In an exclusive report by The Telegraph, it was announced that London’s Mayor Sadiq Khan is set to begin the decriminalisation of Class B drugs in some select boroughs of the city—with the pilot scheme due to be released this month. The new plan aims to put an end to the mass prosecution of young people caught with drugs like cannabis, ketamine or speed. The select boroughs a part of this new drive are Lewisham, Bexley and Greenwich. So, how will this work?
While the possession of such drugs will still remain illegal, the Metropolitan Police will no longer have its officers push drug-related charges against those caught in the above south London boroughs. Instead of being arrested, the pilot scheme will offer those under the age of 25 a process described as “diversion” as well as being taken back to their family homes rather than into police custody.
The “diversion” method will additionally provide young people with courses focused on educating them on the dangers that come with drug use—much like those offered to speeding motorists. It seems like the latest push away from police intervention towards a more community-based approach to drug prosecutions. Those who may find themselves in such a rehabilitation process will be surrounded by youth workers rather than police officers—with the option of counselling available if needed.

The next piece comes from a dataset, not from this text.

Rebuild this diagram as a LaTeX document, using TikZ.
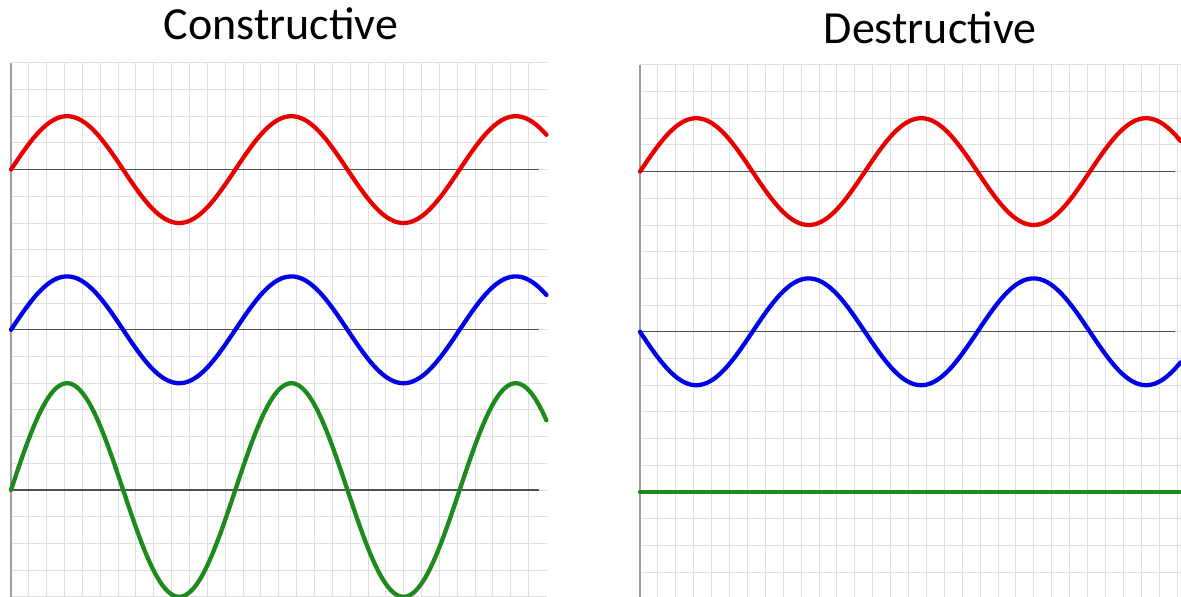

For many, this is a positive sign on the road to real reforms in how certain crimes are treated. As The Telegraph noted, “Between 2016 and 2020, nine in ten drug proceedings brought against young people in Lewisham were for cannabis possession, while young black men in the borough were 2.4 times more likely to be stopped and searched for drugs in the same period.” Such tactics proposed by Khan could improve the lives of black communities disproportionately affected by police intervention.
However, it seems not everyone agrees as the mayor will likely face resistance from both the Boris Johnson-led Conservative government as well as his own party’s leadership. Sir Keir Starmer—Labour’s Leader—has cited his experience as a prosecutor for his opposition to relaxing drug laws and following Scotland’s own drug decriminalising scheme, does not believe the same should occur in England.
Khan’s direction is also, of course, at odds with the rhetorics displayed by the government as the Prime Minister pledged a crackdown on ‘country lines’ drug operations in early December 2021—even going as far as to claim that those caught in possession of Class A substances could have their passports removed.
Boris Johnson has previously stated, “Drugs are a scourge on our society, fuelling violence on our streets which communities across the country are forced to endure. That’s why, to cut crime and truly level up across the country, we must step up efforts to wipe out the vile country lines gangs who are blighting our neighbourhoods, exploiting children and ruining lives.” The Prime Minister also added that, ”those who break the law will have nowhere to hide”—ironic considering how his comments came after the infamous report by The Sunday Times that found several lavatories in Parliament showed signs of cocaine use.